Faced with this multi-front war, Google is leveraging one of its most unique and deeply embedded assets: Gmail. By transforming the Promotions tab, Google is creating a new, proprietary commerce channel that its rivals cannot easily replicate, one that combines the high engagement of an inbox with the visual appeal of a social feed.
For Users: Convenience or Commercial Creep?
The success of this entire venture hinges on a delicate balance. For consumers, the proposition is a double-edged sword, and the reaction will likely be deeply polarized.
On one hand, there is the undeniable appeal of convenience. A well-executed, personalized shopping experience could feel less like an intrusive ad and more like a helpful personal shopper. If Google’s AI is smart enough to show you a deal on the exact brand of coffee you buy or the running shoes you were just researching, it could save you time and money. Proponents would argue that the Promotions tab is already a commercial space; this change simply makes it more organized, visually appealing, and useful. “If I’m going to get marketing messages anyway, I’d rather they be beautiful, interactive, and relevant to me,” a hypothetical tech-savvy user might say. “It’s better than a hundred text-based emails I’ll never open.”
On the other hand, there is the significant risk of “commercial creep.” The inbox has long been considered a semi-private, utilitarian space. For many, the idea of Google not just reading their emails for ad-targeting purposes (a practice it officially adjusted years ago but whose legacy lingers in public perception) but actively turning the inbox into a mall, feels like a step too far. Privacy advocates are certain to raise concerns about the sheer amount of data being used to power this feature. “My inbox is for communication, not for a constant barrage of sales pitches,” a privacy-conscious user might counter. “It feels like there’s no digital space left that isn’t trying to sell me something.”
The ultimate verdict will be written by user behavior. If engagement and conversion rates are high, Google will have its answer. If users begin to ignore the Promotions tab entirely or actively seek out ad-free email clients, it could be a costly miscalculation.
For Marketers: A Golden Ticket with a Caveat
For brands and digital marketers, the new Gmail shopping platform presents a tantalizing opportunity.

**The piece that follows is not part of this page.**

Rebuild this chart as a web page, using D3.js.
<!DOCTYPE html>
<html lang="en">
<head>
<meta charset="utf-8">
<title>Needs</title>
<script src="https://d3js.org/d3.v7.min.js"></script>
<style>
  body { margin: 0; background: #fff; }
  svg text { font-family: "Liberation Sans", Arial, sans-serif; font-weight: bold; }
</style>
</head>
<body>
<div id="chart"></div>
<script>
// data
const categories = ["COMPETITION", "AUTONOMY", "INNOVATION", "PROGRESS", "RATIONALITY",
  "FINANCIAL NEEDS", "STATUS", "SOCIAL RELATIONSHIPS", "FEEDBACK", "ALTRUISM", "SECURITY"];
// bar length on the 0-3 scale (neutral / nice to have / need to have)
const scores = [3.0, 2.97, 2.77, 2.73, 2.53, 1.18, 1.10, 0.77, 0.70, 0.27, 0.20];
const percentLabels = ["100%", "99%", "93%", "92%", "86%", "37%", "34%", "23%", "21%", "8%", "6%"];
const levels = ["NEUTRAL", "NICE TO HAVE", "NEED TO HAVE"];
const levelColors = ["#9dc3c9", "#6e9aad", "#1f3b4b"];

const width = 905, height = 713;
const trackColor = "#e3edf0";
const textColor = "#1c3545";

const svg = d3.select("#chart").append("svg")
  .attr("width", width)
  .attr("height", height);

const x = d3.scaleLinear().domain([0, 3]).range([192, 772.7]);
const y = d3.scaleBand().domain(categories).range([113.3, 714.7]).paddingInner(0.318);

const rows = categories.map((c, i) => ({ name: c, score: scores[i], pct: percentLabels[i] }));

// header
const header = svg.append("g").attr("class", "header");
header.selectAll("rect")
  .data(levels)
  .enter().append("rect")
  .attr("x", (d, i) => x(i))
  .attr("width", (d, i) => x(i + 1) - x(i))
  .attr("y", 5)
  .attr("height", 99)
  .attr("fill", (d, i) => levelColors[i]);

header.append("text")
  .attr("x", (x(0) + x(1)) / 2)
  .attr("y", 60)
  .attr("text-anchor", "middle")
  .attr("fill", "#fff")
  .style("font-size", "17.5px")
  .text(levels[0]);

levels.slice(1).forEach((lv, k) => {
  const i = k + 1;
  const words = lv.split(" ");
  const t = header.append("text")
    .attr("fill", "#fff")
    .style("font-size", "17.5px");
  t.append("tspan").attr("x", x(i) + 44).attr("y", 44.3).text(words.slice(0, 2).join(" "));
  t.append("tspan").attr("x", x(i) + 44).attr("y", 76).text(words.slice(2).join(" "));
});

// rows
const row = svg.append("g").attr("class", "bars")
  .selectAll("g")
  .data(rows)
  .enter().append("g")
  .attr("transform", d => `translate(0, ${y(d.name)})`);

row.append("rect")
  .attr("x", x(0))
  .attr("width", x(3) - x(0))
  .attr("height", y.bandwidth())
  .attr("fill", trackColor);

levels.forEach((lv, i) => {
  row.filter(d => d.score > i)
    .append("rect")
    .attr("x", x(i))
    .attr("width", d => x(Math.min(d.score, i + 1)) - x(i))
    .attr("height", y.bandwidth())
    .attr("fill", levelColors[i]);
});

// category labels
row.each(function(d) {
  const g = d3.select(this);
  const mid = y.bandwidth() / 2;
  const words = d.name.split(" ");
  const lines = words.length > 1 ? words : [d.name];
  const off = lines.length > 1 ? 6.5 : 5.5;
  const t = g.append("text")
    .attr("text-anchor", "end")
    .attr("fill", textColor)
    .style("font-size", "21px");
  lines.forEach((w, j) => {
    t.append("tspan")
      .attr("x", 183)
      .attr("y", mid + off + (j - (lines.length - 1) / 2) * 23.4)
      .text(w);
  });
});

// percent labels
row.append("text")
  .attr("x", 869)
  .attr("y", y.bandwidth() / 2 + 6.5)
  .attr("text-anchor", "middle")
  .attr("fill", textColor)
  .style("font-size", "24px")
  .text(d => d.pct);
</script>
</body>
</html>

Email marketing consistently boasts one of the highest ROIs of any digital channel, with some studies showing returns as high as $36 for every $1 spent. The Promotions tab, however, has always been a challenge due to low open rates and intense competition.

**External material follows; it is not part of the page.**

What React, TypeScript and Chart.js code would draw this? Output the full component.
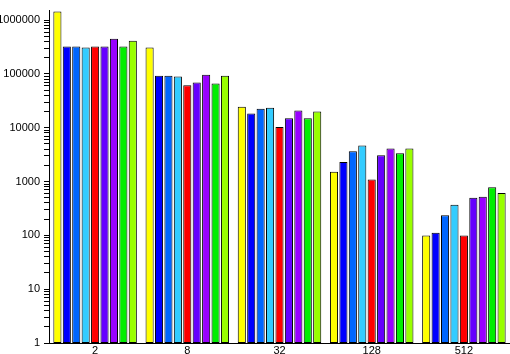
import React, { useEffect, useRef } from "react";
import { Chart, registerables } from "chart.js";

Chart.register(...registerables);

const categories = ["2", "8", "32", "128", "512"];

const seriesA = [1450000, 309000, 24600, 1528, 99];
const seriesB = [322000, 92700, 18400, 2312, 112];
const seriesC = [322000, 92700, 22600, 3648, 236];
const seriesD = [309000, 89000, 23600, 4680, 372];
const seriesE = [322000, 61300, 10300, 1096, 99];
const seriesF = [322000, 69300, 15000, 3090, 498];
const seriesG = [449000, 96700, 20800, 4130, 519];
const seriesH = [322000, 66600, 15000, 3358, 786];
const seriesI = [413000, 92700, 20000, 4130, 613];

const seriesList = [seriesA, seriesB, seriesC, seriesD, seriesE, seriesF, seriesG, seriesH, seriesI];
const seriesColors = [
  "#ffff00",
  "#0000ff",
  "#0066ff",
  "#33ccff",
  "#ff0000",
  "#6600ff",
  "#9900ff",
  "#00ee00",
  "#99ff00",
];

const yMin = 1;
const yMax = 1500000;
const yDecades = [1, 10, 100, 1000, 10000, 100000, 1000000];

export default function App() {
  const ref = useRef<HTMLCanvasElement | null>(null);

  useEffect(() => {
    if (!ref.current) return;
    const font = { family: "'Liberation Sans', Arial, Helvetica, sans-serif", size: 11 };
    const chart = new Chart(ref.current, {
      type: "bar",
      data: {
        labels: categories,
        datasets: seriesList.map((d, i) => ({
          label: "Series " + (i + 1),
          data: d,
          backgroundColor: seriesColors[i],
          borderColor: "#000000",
          borderWidth: 1,
          borderSkipped: false,
          barPercentage: 0.86,
          categoryPercentage: 0.92,
        })),
      },
      options: {
        animation: false,
        responsive: false,
        devicePixelRatio: 1,
        layout: { padding: 0 },
        plugins: { legend: { display: false }, tooltip: { enabled: false } },
        scales: {
          x: {
            type: "category",
            grid: { display: true, drawOnChartArea: false, drawTicks: false },
            border: { display: true, color: "#000000", width: 1 },
            ticks: { color: "#000000", font, padding: 1, maxRotation: 0, autoSkip: false },
            afterFit: (scale: any) => {
              scale.height = 11;
            },
          },
          y: {
            type: "logarithmic",
            min: yMin,
            max: yMax,
            grid: {
              display: true,
              drawOnChartArea: false,
              drawTicks: true,
              tickLength: 5,
              tickColor: "#000000",
            },
            border: { display: true, color: "#000000", width: 1 },
            ticks: {
              color: "#000000",
              font,
              padding: 4,
              autoSkip: false,
              callback: (value: any) => {
                const v = Number(value);
                return yDecades.includes(v) ? String(v) : "";
              },
            },
            afterBuildTicks: (scale: any) => {
              const t: { value: number }[] = [];
              for (const d of yDecades) {
                for (let s = 1; s <= 9; s++) {
                  const v = d * s;
                  if (v <= yMax) t.push({ value: v });
                }
              }
              scale.ticks = t;
            },
            afterFit: (scale: any) => {
              scale.width = 49;
            },
          },
        },
      },
    });
    return () => chart.destroy();
  }, []);

  return (
    <div style={{ position: "fixed", left: 0, top: 0, width: 510, height: 354, background: "#ffffff" }}>
      <canvas ref={ref} width={510} height={354} style={{ display: "block" }} />
    </div>
  );
}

This new format could be a game-changer. It offers a way to stand out from the clutter with premium, visual-first creative. It allows brands to leverage the full power of Google’s AI targeting to reach high-intent customers in a new, high-visibility placement. Early adopters who master the format could see significant gains in engagement, click-through rates, and ultimately, sales.

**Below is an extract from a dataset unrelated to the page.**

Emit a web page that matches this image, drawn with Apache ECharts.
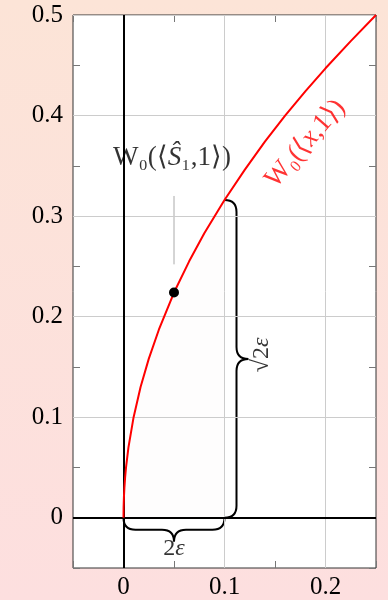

However, this golden ticket comes with a caveat. The bar for creative excellence will be higher than ever. A grainy product photo or a poorly written headline will stand out for all the wrong reasons in this slick, new environment. Furthermore, as more advertisers flock to the platform, the cost-per-click could rise, potentially pricing out smaller businesses. It will force marketers to think less like email spammers and more like visual merchandisers, curating beautiful and compelling product stories that can win in a split-second glance.
The future of the inbox is being rewritten. Google is betting that it can successfully evolve this decades-old communication tool into a vibrant, modern marketplace. Whether users will embrace it as the pinnacle of personalized convenience or reject it as the final frontier of invasive advertising remains to be seen. But one thing is certain: your Promotions tab will never be the same again.